Sleep and other such magic in combat

From: William Faulkner <wfaulkner_at_...>
Date: Wed, 24 Jan 2001 07:49:30 -0000


OK, I've tried searching the e-groups archive, and I can't find an answer for this one (sorry if it has already been covered).

Anyway, our stout-hearted heroes find themselves once again in combat against the accursed Lunars. One of the members of the party is a Chalana Arroy priestess, who decides to use her sleep feat to put some
of the Lunars out of commision. Would this use of Sleep be considered a
normal AP test (resulting in the loss and potential gain of AP's), or would it be a simple contest, within the extended contest.

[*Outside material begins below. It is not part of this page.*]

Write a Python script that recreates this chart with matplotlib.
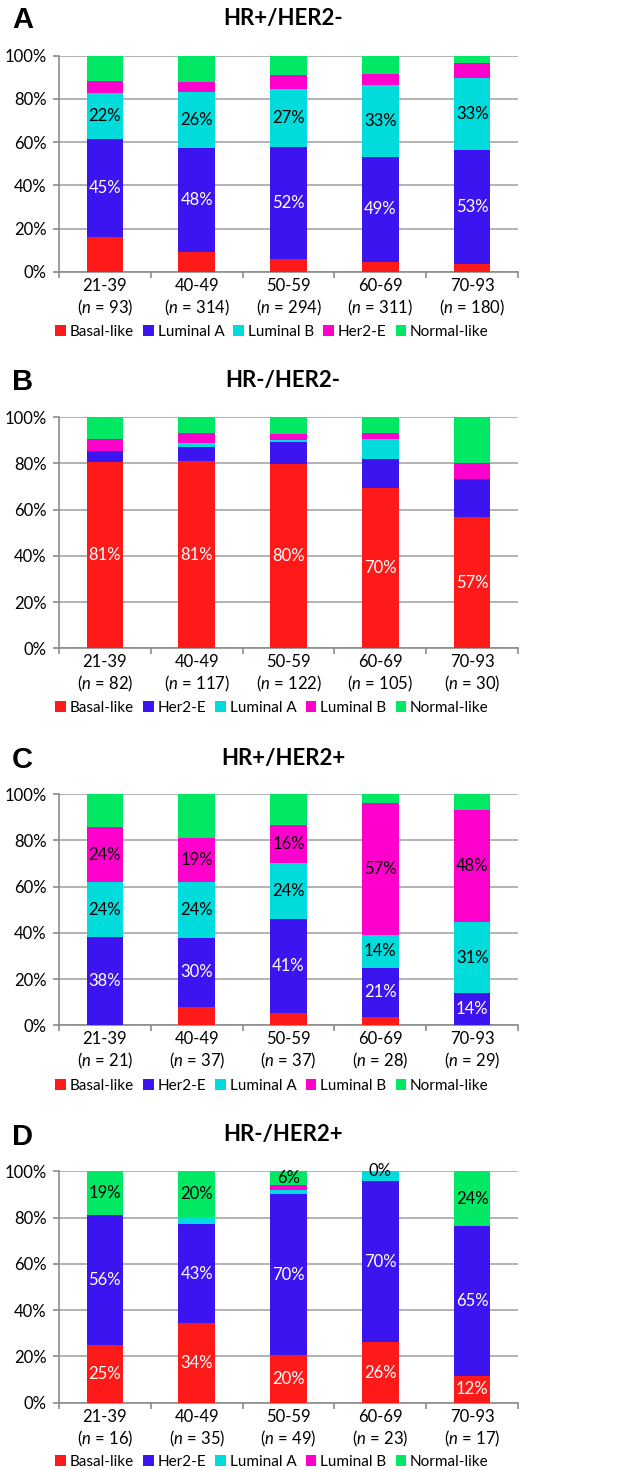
import numpy as np
import matplotlib
matplotlib.use("Agg")
import matplotlib.pyplot as plt
from matplotlib.patches import Patch

plt.rcParams['font.family'] = ['Lato', 'DejaVu Sans']
plt.rcParams['mathtext.fontset'] = 'custom'
plt.rcParams['mathtext.rm'] = 'Lato'
plt.rcParams['mathtext.it'] = 'Lato:italic'

ages = ["21-39", "40-49", "50-59", "60-69", "70-93"]

# panel A: HR+/HER2-
a_n = [93, 314, 294, 311, 180]
a_basal = [16.1, 9.2, 6.2, 4.5, 3.9]
a_luma = [45.2, 48.1, 51.6, 48.8, 52.7]
a_lumb = [21.6, 25.8, 26.8, 33.1, 33.1]
a_her2 = [5.4, 4.8, 6.6, 5.1, 7.1]
a_normal = [11.7, 12.1, 8.8, 8.5, 3.2]

# panel B: HR-/HER2-
b_n = [82, 117, 122, 105, 30]
b_basal = [80.6, 81.2, 79.6, 69.5, 56.7]
b_her2 = [4.8, 6.0, 9.7, 12.3, 16.7]
b_luma = [0, 1.7, 1.0, 8.7, 0]
b_lumb = [5.0, 4.3, 2.3, 2.9, 6.7]
b_normal = [9.6, 6.8, 7.4, 6.6, 19.9]

# panel C: HR+/HER2+
c_n = [21, 37, 37, 28, 29]
c_basal = [0, 8.1, 5.4, 3.6, 0]
c_her2 = [38.1, 29.7, 40.6, 21.4, 13.8]
c_luma = [23.8, 24.3, 24.3, 14.3, 31.0]
c_lumb = [23.8, 18.9, 16.2, 57.1, 48.3]
c_normal = [14.3, 19.0, 13.5, 3.6, 6.9]

# panel D: HR-/HER2+
d_n = [16, 35, 49, 23, 17]
d_basal = [25.0, 34.3, 20.4, 26.1, 11.7]
d_her2 = [56.2, 42.9, 69.6, 69.6, 64.7]
d_luma = [0, 2.9, 2.0, 4.3, 0]
d_lumb = [0, 0, 2.0, 0, 0]
d_normal = [18.8, 19.9, 6.0, 0, 23.6]

# colours differ between panel A and the others
fill_a = {"Basal-like": "#FF1A1A", "Luminal A": "#3C14F0", "Luminal B": "#00DCDC",
          "Her2-E": "#FF00CC", "Normal-like": "#00E864"}
fill_b = {"Basal-like": "#FF1A1A", "Her2-E": "#3C14F0", "Luminal A": "#00DCDC",
          "Luminal B": "#FF00CC", "Normal-like": "#00E864"}

panels = [
    ("A", "HR+/HER2-", a_n,
     [("Basal-like", a_basal), ("Luminal A", a_luma), ("Luminal B", a_lumb),
      ("Her2-E", a_her2), ("Normal-like", a_normal)],
     fill_a, ["Luminal A", "Luminal B"]),
    ("B", "HR-/HER2-", b_n,
     [("Basal-like", b_basal), ("Her2-E", b_her2), ("Luminal A", b_luma),
      ("Luminal B", b_lumb), ("Normal-like", b_normal)],
     fill_b, ["Basal-like"]),
    ("C", "HR+/HER2+", c_n,
     [("Basal-like", c_basal), ("Her2-E", c_her2), ("Luminal A", c_luma),
      ("Luminal B", c_lumb), ("Normal-like", c_normal)],
     fill_b, ["Her2-E", "Luminal A", "Luminal B"]),
    ("D", "HR-/HER2+", d_n,
     [("Basal-like", d_basal), ("Her2-E", d_her2), ("Luminal A", d_luma),
      ("Luminal B", d_lumb), ("Normal-like", d_normal)],
     fill_b, ["Basal-like", "Her2-E", "Normal-like"]),
]

# axes boxes in pixels: top, bottom
boxes = [(55.7, 272.0), (417.3, 648.3), (794.3, 1025.3), (1171.3, 1402.7)]
title_y = [18, 380, 758, 1135]
legend_y = [332, 708, 1086, 1462]

W, H = 630, 1470
fig = plt.figure(figsize=(W / 100, H / 100), dpi=100)

grid_c = "#A6A6A6"
axis_c = "#8C8C8C"
white_on = ("#FF1A1A", "#3C14F0")

for (letter, title, ns, series, fills, labelled), (top, bot), ty, ly in zip(panels, boxes, title_y, legend_y):
    ax = fig.add_axes([59 / W, 1 - bot / H, 459 / W, (bot - top) / H])
    x = np.arange(len(ages))
    bottom = np.zeros(len(ages))
    for name, vals in series:
        vals = np.array(vals, dtype=float)
        ax.bar(x, vals, 0.4, bottom=bottom, color=fills[name], zorder=3, linewidth=0)
        if name in labelled:
            tc = "white" if fills[name] in white_on else "black"
            for xi, b, v in zip(x, bottom, vals):
                ax.text(xi, b + v / 2, f"{v:.0f}%", ha="center", va="center",
                        fontsize=12, color=tc, zorder=4)
        bottom = bottom + vals

    ax.set_xlim(-0.5, len(ages) - 0.5)
    ax.set_ylim(0, 100)
    ax.set_yticks(np.arange(0, 101, 20))
    ax.set_yticklabels([f"{t}%" for t in range(0, 101, 20)], fontsize=12)
    ax.yaxis.grid(True, color=grid_c, linewidth=1.2, zorder=0)
    ax.set_xticks(x)
    ax.set_xticklabels([])
    for xi, a, n in zip(x, ages, ns):
        ax.annotate(a, xy=(xi, 0), xycoords=("data", "axes fraction"),
                    xytext=(0, -14), textcoords="offset pixels",
                    ha="center", va="center", fontsize=12)
        ax.annotate(f"($\\mathit{{n}}$ = {n})", xy=(xi, 0), xycoords=("data", "axes fraction"),
                    xytext=(0, -36), textcoords="offset pixels",
                    ha="center", va="center", fontsize=12)
    ax.set_xticks(np.arange(-0.5, len(ages)), minor=True)
    ax.tick_params(axis="x", which="major", length=0)
    ax.tick_params(axis="x", which="minor", length=4, color=axis_c, width=1.2)
    ax.tick_params(axis="y", length=4, color=axis_c, width=1.2, pad=5)
    for s in ("top", "right"):
        ax.spines[s].set_visible(False)
    for s in ("left", "bottom"):
        ax.spines[s].set_color(axis_c)
        ax.spines[s].set_linewidth(1.2)

    fig.text(283 / W, 1 - ty / H, title, ha="center", va="center",
             fontsize=16, fontweight="bold")
    fig.text(12 / W, 1 - (ty + 2) / H, letter, ha="left", va="center",
             fontsize=21, fontweight="bold", family="Liberation Sans")

    handles = [Patch(facecolor=fills[name], edgecolor="none", label=name) for name, _ in series]
    fig.legend(handles=handles, loc="center", bbox_to_anchor=(272 / W, 1 - ly / H),
               ncol=5, frameon=False, fontsize=11, handlelength=0.7,
               handleheight=0.7, handletextpad=0.25, columnspacing=0.6,
               borderpad=0, borderaxespad=0)

fig.savefig("out.png", dpi=100)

I understand much of the combat oriented magic to be primarily augmentation in nature, and some (say the equivalent of the old disruption) a normal "combat" action. But some like sleep or say weapon
destroyer, just don't feel right (to me) being treated as normal extended actions, resulting in loss and/or gain of AP's.

I also observe that it can be tricky for us neophites to HW to balance
contests. I had a party that frontally assulted a broo stronghold (which I thought was really stupid, 5 heroes versus 15 or so broos). Well most of the heroes ended up on the short side, but the Humakt warrior (and his follower) ended up slicing through the broos, ending the combat with more AP's than they started! It's not that this is bad, but not what I expected. The fact that the Humakti had 3/4 of a mastery level up on the broo, resulted in this condition. Heck the broos even had fetishes to give them more AP's, as well as all of them
used an addition fetish to augment there combat edge.

Now there are many ways to overcome this, looking back retrospectively.
I could have divided the broos up into groups, with one leader and 3-4
followers per group, with the leader having a higher combat skill, for
example. Overall, it seems that if someone is up an effective mastery level (even say 5W vs 18), the higher one will almost always win, even
facing multiple opponents (unless one is completely swampped).

It is just so different than RQ, and other RPGs, I'm having a bit of difficulty adjusting. Any advice or comments.